Published November 8, 2015

Editorial by The Greenville Daily Reflector, November 7, 2015.

On the radar of tax and tuition dollars flowing through North Carolina’s 17 public university campuses, the salary increases announced last week for 12 chancellors hardly register as a blip on the screen. Aside from the backroom-nature of the bonuses being offensive to taxpayers, their timing is an across-the-board head-scratcher.

The Board of Governors’ market-based explanation for the raises would be more palatable if other state employees, including university faculty, were not simultaneously being placated with a one-time $750 bonus in lieu of any significant pay increase since 2008.

The increase for East Carolina’s outgoing Chancellor Steve Ballard amounts to $63,000, bringing his annual pay to $385,000. Many faculty and staff members question why Ballard should receive a golden parachute while they are being left on the ground.

ECU has grown and prospered under Ballard during difficult times. No one can deny that he has earned his salary, but the increase is not a reward for a job well done. The increase is not even about Ballard. It is about the power to attract highly qualified and talented university heads and convince those in place to remain.

Pumping up chancellor salaries while rank-and-file pay remains stagnant is further reflective of the big-business mentality increasingly associated with public universities. That trend is moving the UNC system further and further from its constitutional mandate that “the benefits of the University of North Carolina and other public institutions of higher education, as far as practicable, be extended to the people of the state free of expense.”

It is true that average tuition rates among UNC schools remain a bit lower than the national average. That status, however, does not reflect sustainability when tuition rates in North Carolina have increased at a faster pace than the national average.

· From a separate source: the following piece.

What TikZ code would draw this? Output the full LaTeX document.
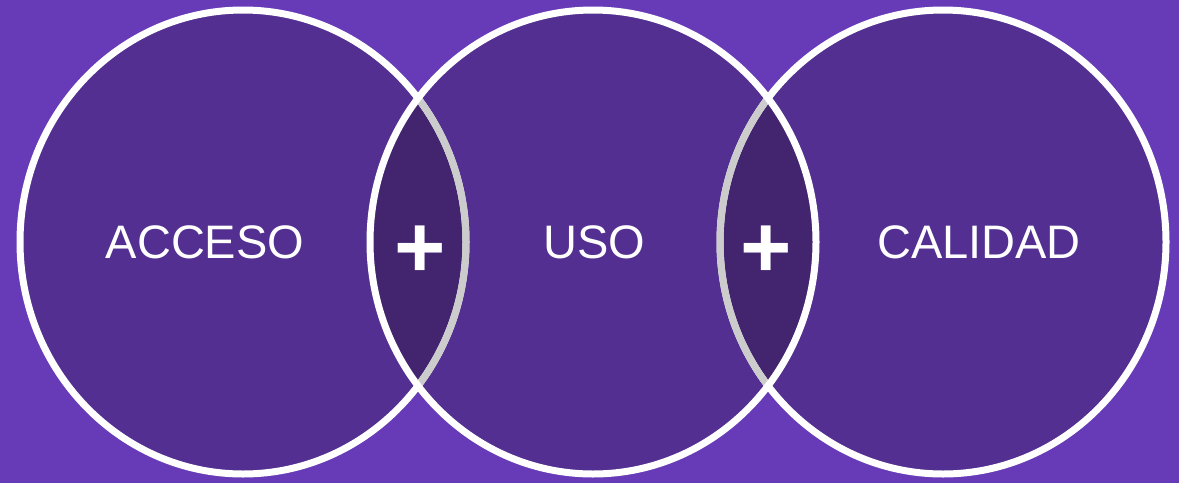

A backroom deal to reverse that trend would be most welcome.

According to a report released in May by the Center on Budget and Policy Priorities, tuition among North Carolina’s public universities has increased 35.8 percent since the onset of the Great Recession in 2008. During the same period, the national average for tuition increases at four-year public universities was 29 percent. State spending per student in North Carolina decreased during the period by 23.4 percent compared to the national average of 20 percent, the report said.

These are the national-average comparisons most troubling to students and families seeking higher education in North Carolina. They should be the most troubling to the UNC Board of Governors.